Maersk-MSC's 2M suffers poor reviews from CCTV documentary report


STATE broadcaster China Central Television (CCTV) said the proposed Maersk-MSC mega 2M alliance may result in price increases for consumers and trouble for Chinese shipping lines.



STATE broadcaster China Central Television (CCTV) said the proposed Maersk-MSC mega 2M alliance may result in price increases for consumers and trouble for Chinese shipping lines.

CCTV aired a critical five-minute documentary report on how the vessel sharing agreement between Maersk Line and Mediterranean Shipping Co could affect China, said London's Lloyd's List.

"Maersk and MSC will control the largest shares in Asia-Europe and transatlantic trades. They will have a bigger say in the market, and China's exporters and importers will have weaker bargaining power," the CCTV report said.

Shang Ming, the Ministry of Commerce's anti-monopoly chief, told CCTV the alliance could have an impact on Chinese consumers as prices of goods are partly determined by shipping costs.

"If there is any monopoly behaviour, the monopolist may eventually set the prices at its will. And if the prices increase, consumers would be hit," Mr Shang said.

Said China Shipowners' Association spokesman Zhang Shouguo: "Chinese-controlled fleet carries less than one-third of total exports from China."

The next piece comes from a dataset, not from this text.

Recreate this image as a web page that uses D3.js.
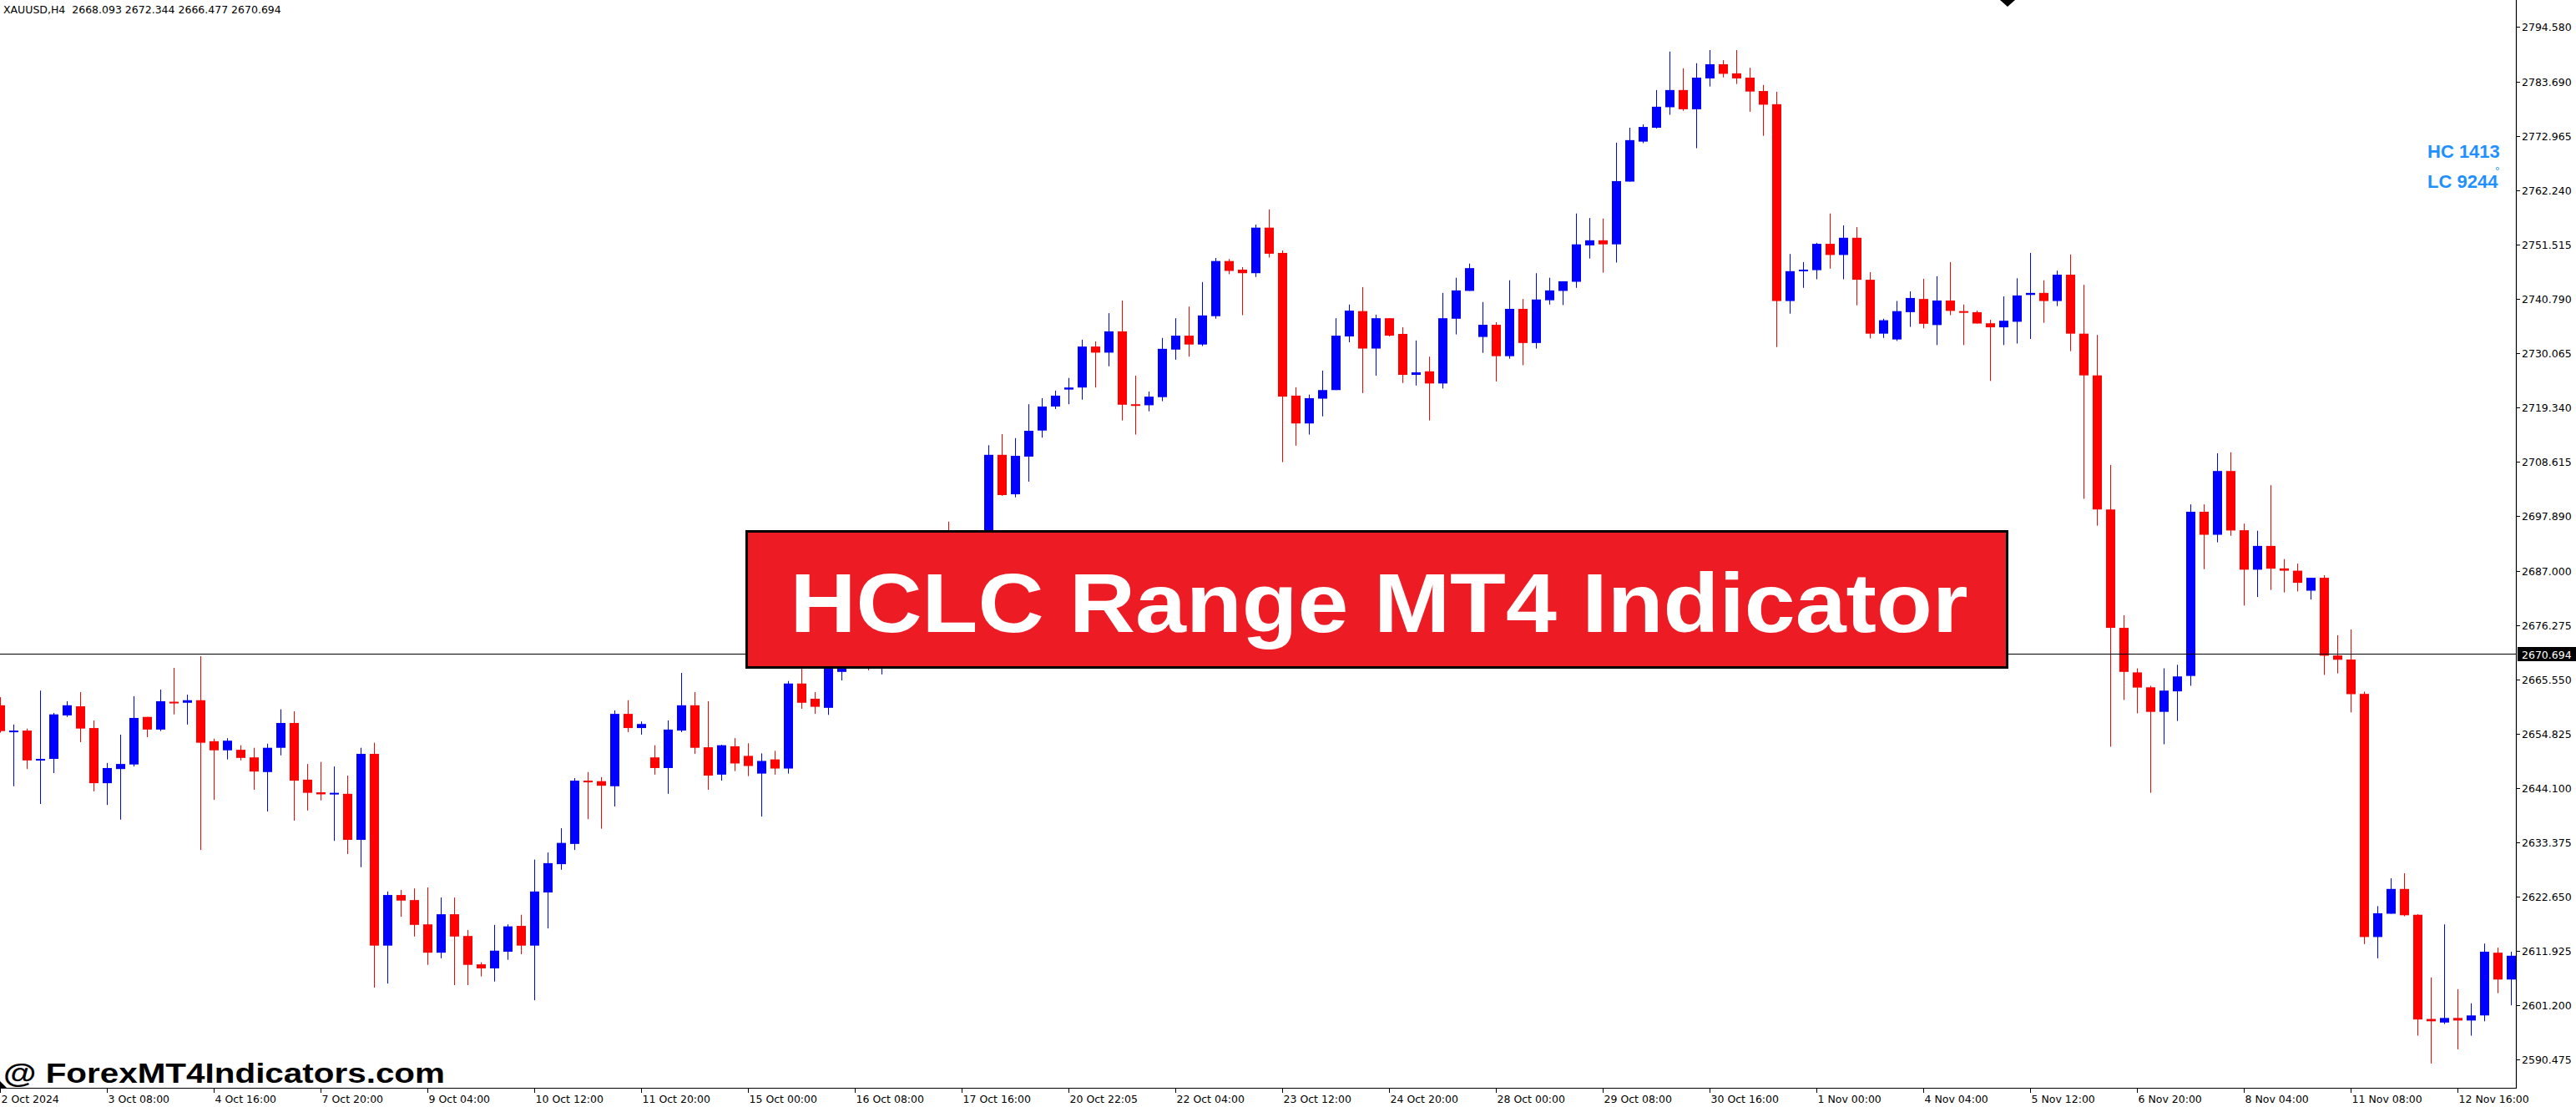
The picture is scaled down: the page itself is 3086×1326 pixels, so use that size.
<!DOCTYPE html>
<html><head><meta charset="utf-8">
<script src="https://cdn.jsdelivr.net/npm/d3@7"></script>
<style>html,body{margin:0;padding:0;background:#fff;overflow:hidden}</style>
</head><body>
<svg id="chart" width="3086" height="1326"></svg>
<script>
const opens=[2660.5,2655.2,2655.5,2649.6,2649.9,2658.5,2660.3,2656.0,2645.1,2647.9,2648.8,2658.2,2655.7,2661.2,2661.0,2661.5,2653.4,2651.6,2651.7,2650.2,2647.3,2652.1,2657.0,2645.8,2643.3,2643.0,2643.0,2633.9,2650.9,2613.0,2623.0,2622.0,2617.2,2611.6,2619.2,2614.9,2609.3,2608.5,2611.8,2616.9,2613.0,2623.5,2629.1,2633.1,2645.6,2645.5,2644.5,2658.8,2656.0,2650.2,2648.1,2655.5,2660.5,2652.2,2646.8,2652.4,2650.5,2647.0,2649.8,2648.0,2664.8,2661.8,2660.0,2667.1,2672.5,2676.0,2673.5,2679.0,2682.0,2680.0,2684.5,2688.5,2687.0,2690.5,2689.0,2710.0,2702.2,2709.65,2714.8,2719.55,2722.9,2723.3,2731.4,2730.2,2734.4,2720.0,2719.8,2721.4,2730.8,2733.55,2731.8,2737.4,2748.3,2746.6,2745.9,2754.9,2749.9,2721.7,2716.2,2721.1,2722.8,2733.4,2738.4,2731.0,2737.0,2733.9,2725.8,2726.5,2724.1,2736.9,2742.4,2733.3,2735.7,2729.5,2738.85,2732.1,2740.55,2742.4,2744.2,2751.4,2752.4,2751.6,2764.0,2771.9,2774.65,2778.7,2782.1,2778.3,2784.4,2787.2,2785.4,2784.55,2781.9,2779.3,2740.4,2746.3,2746.5,2751.7,2749.5,2752.9,2744.6,2733.95,2732.8,2738.2,2740.8,2735.65,2740.5,2738.4,2738.2,2736.0,2735.2,2736.3,2741.6,2742.0,2740.4,2745.6,2733.95,2725.7,2699.2,2675.8,2667.0,2664.05,2659.2,2663.25,2666.3,2698.75,2694.2,2706.8,2695.1,2687.3,2692.0,2687.55,2687.1,2683.15,2685.7,2670.35,2669.55,2662.75,2614.7,2619.3,2624.2,2619.1,2598.5,2597.8,2598.7,2598.2,2599.2,2611.6,2606.3];
const highs=[2662.1,2656.7,2655.9,2663.4,2659.0,2661.3,2663.1,2657.5,2649.1,2654.7,2662.3,2658.2,2663.6,2667.9,2662.6,2670.2,2653.9,2654.0,2652.6,2652.1,2652.9,2659.7,2659.3,2648.9,2649.3,2648.4,2646.6,2652.1,2653.1,2623.7,2624.0,2624.3,2624.5,2622.5,2622.5,2616.1,2609.7,2617.1,2617.2,2619.1,2630.0,2631.4,2636.2,2646.1,2647.3,2646.3,2659.5,2661.5,2657.3,2652.6,2657.5,2666.9,2663.1,2661.3,2652.7,2654.0,2653.0,2651.0,2651.5,2665.3,2669.0,2663.1,2671.0,2674.0,2678.0,2679.0,2681.0,2684.0,2685.0,2686.5,2690.5,2696.8,2692.5,2693.0,2711.9,2714.1,2713.3,2720.0,2721.2,2722.7,2725.2,2732.75,2732.4,2738.0,2740.5,2725.65,2722.5,2733.1,2737.0,2739.3,2744.15,2748.9,2748.7,2747.1,2755.5,2758.5,2750.4,2723.35,2721.9,2726.65,2737.0,2739.7,2743.15,2737.7,2737.0,2735.2,2732.6,2729.4,2742.0,2745.0,2747.8,2740.2,2736.2,2744.5,2740.8,2745.9,2745.0,2744.3,2757.7,2756.8,2756.7,2771.7,2774.65,2775.3,2782.1,2789.7,2786.4,2787.4,2790.0,2788.0,2790.0,2786.5,2783.1,2781.75,2749.7,2748.1,2751.9,2757.7,2755.35,2755.0,2746.1,2736.9,2740.4,2742.3,2744.8,2745.3,2748.1,2739.7,2738.5,2736.7,2741.3,2744.9,2749.9,2744.5,2746.4,2749.6,2743.6,2733.7,2708.0,2678.3,2667.8,2664.35,2667.8,2668.5,2700.2,2700.2,2710.3,2710.5,2696.4,2695.0,2704.0,2689.4,2688.5,2685.7,2686.2,2674.35,2675.5,2663.2,2620.8,2626.3,2627.3,2619.2,2606.7,2617.2,2604.4,2601.6,2613.4,2612.6,2611.8];
const lows=[2655.1,2644.5,2647.9,2641.0,2647.1,2658.2,2653.2,2643.5,2640.8,2637.9,2648.4,2654.2,2655.4,2658.7,2656.7,2631.9,2641.8,2649.8,2649.6,2643.8,2639.5,2650.6,2637.7,2639.7,2641.7,2633.7,2631.1,2628.5,2604.7,2605.5,2618.7,2614.8,2609.2,2610.5,2605.2,2605.2,2606.9,2605.9,2610.2,2611.3,2602.2,2616.4,2628.0,2631.9,2638.0,2636.1,2640.5,2655.2,2654.7,2646.8,2643.0,2655.2,2650.9,2643.8,2645.6,2647.5,2646.5,2638.5,2646.8,2647.0,2659.8,2658.8,2658.6,2665.4,2670.5,2667.4,2666.6,2677.5,2678.5,2679.0,2683.0,2685.5,2685.5,2687.0,2688.0,2701.9,2701.6,2704.7,2713.4,2719.05,2720.0,2720.9,2723.3,2727.5,2716.8,2714.0,2718.6,2720.6,2728.8,2729.4,2731.5,2736.9,2745.7,2737.6,2745.15,2749.0,2708.55,2711.8,2714.0,2717.6,2722.8,2732.25,2722.2,2725.65,2733.4,2724.2,2723.7,2716.8,2723.1,2733.8,2742.4,2730.15,2724.5,2729.0,2727.7,2731.0,2739.7,2739.6,2743.0,2748.8,2746.0,2748.0,2764.0,2771.6,2774.5,2777.2,2778.0,2770.6,2782.8,2784.6,2783.3,2777.8,2773.05,2731.3,2737.9,2743.0,2744.7,2746.8,2744.7,2739.55,2733.0,2733.1,2732.5,2735.3,2735.0,2731.7,2737.6,2731.7,2735.95,2724.6,2731.7,2732.0,2732.9,2736.1,2739.4,2730.5,2701.3,2696.0,2652.3,2661.55,2658.9,2643.2,2652.8,2657.4,2664.35,2687.4,2692.7,2694.0,2680.2,2681.9,2683.3,2682.8,2683.0,2681.4,2666.5,2666.8,2659.1,2613.3,2610.5,2619.3,2618.8,2595.2,2589.7,2597.5,2592.5,2595.2,2598.05,2603.6,2601.2];
const closes=[2655.4,2655.5,2649.6,2649.9,2658.7,2660.5,2655.9,2645.1,2648.1,2648.9,2658.0,2655.7,2661.3,2661.0,2661.5,2653.1,2651.6,2653.5,2650.1,2647.4,2652.1,2657.0,2645.6,2643.2,2642.9,2643.2,2633.9,2650.9,2613.0,2623.0,2621.9,2617.1,2611.6,2619.2,2614.8,2609.2,2608.5,2612.0,2616.8,2613.0,2623.7,2629.3,2633.3,2645.6,2645.3,2644.6,2658.8,2656.0,2656.8,2648.1,2655.7,2660.5,2652.1,2646.6,2652.6,2649.0,2648.5,2649.5,2648.0,2664.8,2661.0,2660.2,2669.5,2672.5,2676.0,2673.5,2679.0,2682.0,2680.0,2684.5,2688.5,2687.0,2690.5,2689.0,2710.0,2702.05,2709.8,2714.75,2719.55,2721.7,2723.3,2731.4,2730.2,2734.4,2719.9,2719.8,2721.5,2730.95,2733.55,2731.8,2737.55,2748.3,2746.35,2745.9,2754.9,2749.75,2721.5,2716.2,2721.2,2722.8,2733.55,2738.5,2731.0,2737.0,2733.55,2725.8,2726.3,2724.1,2737.0,2742.5,2746.9,2735.7,2729.5,2738.85,2732.1,2740.7,2742.5,2744.3,2751.6,2752.4,2751.6,2764.1,2772.2,2774.8,2778.8,2782.1,2778.3,2784.55,2787.2,2785.3,2784.4,2781.8,2779.2,2740.4,2746.3,2746.6,2751.7,2749.5,2752.9,2744.6,2733.95,2736.6,2738.4,2741.0,2735.9,2740.5,2738.45,2738.1,2735.95,2735.2,2736.5,2741.5,2742.0,2740.4,2745.6,2733.95,2725.7,2699.2,2675.8,2667.1,2664.0,2659.2,2663.4,2666.2,2698.75,2694.2,2706.8,2695.05,2687.3,2692.0,2687.5,2687.1,2684.7,2685.7,2670.3,2669.5,2662.7,2614.7,2619.4,2624.2,2619.0,2598.4,2598.05,2598.7,2598.2,2599.2,2611.8,2606.3,2611.0];
const timeLabels=["2 Oct 2024","3 Oct 08:00","4 Oct 16:00","7 Oct 20:00","9 Oct 04:00","10 Oct 12:00","11 Oct 20:00","15 Oct 00:00","16 Oct 08:00","17 Oct 16:00","20 Oct 22:05","22 Oct 04:00","23 Oct 12:00","24 Oct 20:00","28 Oct 00:00","29 Oct 08:00","30 Oct 16:00","1 Nov 00:00","4 Nov 04:00","5 Nov 12:00","6 Nov 20:00","8 Nov 04:00","11 Nov 08:00","12 Nov 16:00"];
const priceTicks=[2794.580,2783.690,2772.965,2762.240,2751.515,2740.790,2730.065,2719.340,2708.615,2697.890,2687.000,2676.275,2665.550,2654.825,2644.100,2633.375,2622.650,2611.925,2601.200,2590.475];
const headerText="XAUUSD,H4  2668.093 2672.344 2666.477 2670.694";
const lastPrice=2670.694;
const indicatorLines=["HC 1413","LC 9244"];
const bannerTitle="HCLC Range MT4 Indicator";
const watermark="@ ForexMT4Indicators.com";
const barsPerLabel=8;

const W=3086,H=1326, axisX=3014, axisY=1304;
const svg=d3.select("#chart");
svg.append("rect").attr("width",W).attr("height",H).attr("fill","#fff");

const x=d3.scaleLinear().domain([0,opens.length-1]).range([0,(opens.length-1)*16]);
const y=d3.scaleLinear().domain([2590.475,2794.58]).range([1269.2,32.2]);

svg.append("defs").append("clipPath").attr("id","plot").append("rect")
  .attr("x",0).attr("y",0).attr("width",axisX).attr("height",axisY);
const plot=svg.append("g").attr("clip-path","url(#plot)");

const bars=opens.map((o,i)=>({i,o,h:highs[i],l:lows[i],c:closes[i]}));
const col=d=>d.c>=d.o?"#0000ff":"#ff0000";
const g=plot.selectAll("g.bar").data(bars).join("g").attr("class","bar");
g.append("rect")
  .attr("x",d=>x(d.i))
  .attr("width",1)
  .attr("y",d=>y(d.h))
  .attr("height",d=>Math.max(1,y(d.l)-y(d.h)))
  .attr("fill",col);
g.append("rect")
  .attr("x",d=>x(d.i)-5)
  .attr("width",11)
  .attr("y",d=>Math.min(y(d.o),y(d.c)))
  .attr("height",d=>Math.max(2,Math.abs(y(d.o)-y(d.c))))
  .attr("fill",col);

// current price line
const py=Math.round(y(lastPrice))+0.5;
plot.append("line").attr("x1",0).attr("x2",axisX).attr("y1",py).attr("y2",py)
  .attr("stroke","#000").attr("stroke-width",1);

// axes lines
svg.append("line").attr("x1",axisX+0.5).attr("x2",axisX+0.5).attr("y1",0).attr("y2",axisY)
  .attr("stroke","#000").attr("stroke-width",1.2);
svg.append("line").attr("x1",0).attr("x2",axisX+1).attr("y1",axisY-0.5).attr("y2",axisY-0.5)
  .attr("stroke","#000").attr("stroke-width",1.2);

const font='"DejaVu Sans", Verdana, sans-serif';
// price axis
const pt=svg.append("g");
priceTicks.forEach(v=>{
  const yy=Math.round(y(v))+0.5;
  pt.append("line").attr("x1",axisX+1).attr("x2",axisX+5).attr("y1",yy).attr("y2",yy).attr("stroke","#000");
  pt.append("text").attr("x",axisX+7).attr("y",yy+4.5).attr("font-family",font).attr("font-size",12.5)
    .attr("fill","#000").text(d3.format(".3f")(v));
});
// current price box
svg.append("rect").attr("x",axisX+2).attr("y",py-8.5).attr("width",W-axisX-2).attr("height",17).attr("fill","#000");
svg.append("text").attr("x",axisX+7).attr("y",py+5).attr("font-family",font).attr("font-size",12.5)
  .attr("fill","#fff").text(d3.format(".3f")(lastPrice));

// time axis
const tt=svg.append("g");
timeLabels.forEach((lab,k)=>{
  const xx=x(k*barsPerLabel)+0.5;
  tt.append("line").attr("x1",xx).attr("x2",xx).attr("y1",axisY).attr("y2",axisY+5).attr("stroke","#000");
  tt.append("text").attr("x",xx+1).attr("y",1321).attr("font-family",font).attr("font-size",12.5)
    .attr("fill","#000").text(lab);
});

// header
svg.append("text").attr("x",4).attr("y",15.5).attr("font-family",font).attr("font-size",12.5)
  .style("white-space","pre").attr("xml:space","preserve").attr("fill","#000").text(headerText);

// indicator labels
indicatorLines.forEach((t,k)=>{
  svg.append("text").attr("x",2908).attr("y",189+k*36).attr("font-family",'"Liberation Sans", Arial, sans-serif')
    .attr("font-weight","bold").attr("font-size",22).attr("fill","#1e90ff").text(t);
});
svg.append("circle").attr("cx",2992).attr("cy",202).attr("r",1.6).attr("fill","none").attr("stroke","#1e90ff").attr("stroke-width",0.8);

// small black markers
svg.append("polygon").attr("points","2396,0 2414,0 2405,8").attr("fill","#000");
svg.append("polygon").attr("points","0,1295 0,1304 9,1304").attr("fill","#000");

// banner
svg.append("rect").attr("x",894.5).attr("y",636.5).attr("width",1510).attr("height",163)
  .attr("fill","#ed1c24").attr("stroke","#000").attr("stroke-width",3);
svg.append("text").attr("x",946.5).attr("y",757).attr("font-family",'"Liberation Sans", Arial, sans-serif')
  .attr("font-weight","bold").attr("font-size",100).attr("fill","#fff")
  .attr("textLength",1411).attr("lengthAdjust","spacingAndGlyphs").text(bannerTitle);

// watermark
svg.append("text").attr("x",4).attr("y",1297).attr("font-family",'"Liberation Sans", Arial, sans-serif')
  .attr("font-weight","bold").attr("font-size",34).attr("fill","#000")
  .attr("textLength",529).attr("lengthAdjust","spacingAndGlyphs").text(watermark);
</script>
</body></html>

CCTV rarely reports on container shipping, but its past negative coverage of Volkswagen and Apple has forced the multinationals to recall their products or offer public apologies.

Maersk and MSC proposed the three-way P3 Network with CMA CGM, but that ran aground over the Ministry of Commerce objections. It was thought that the two-way 2M deal will avoid the Ministry of Commerce and apply through the Ministry Transport.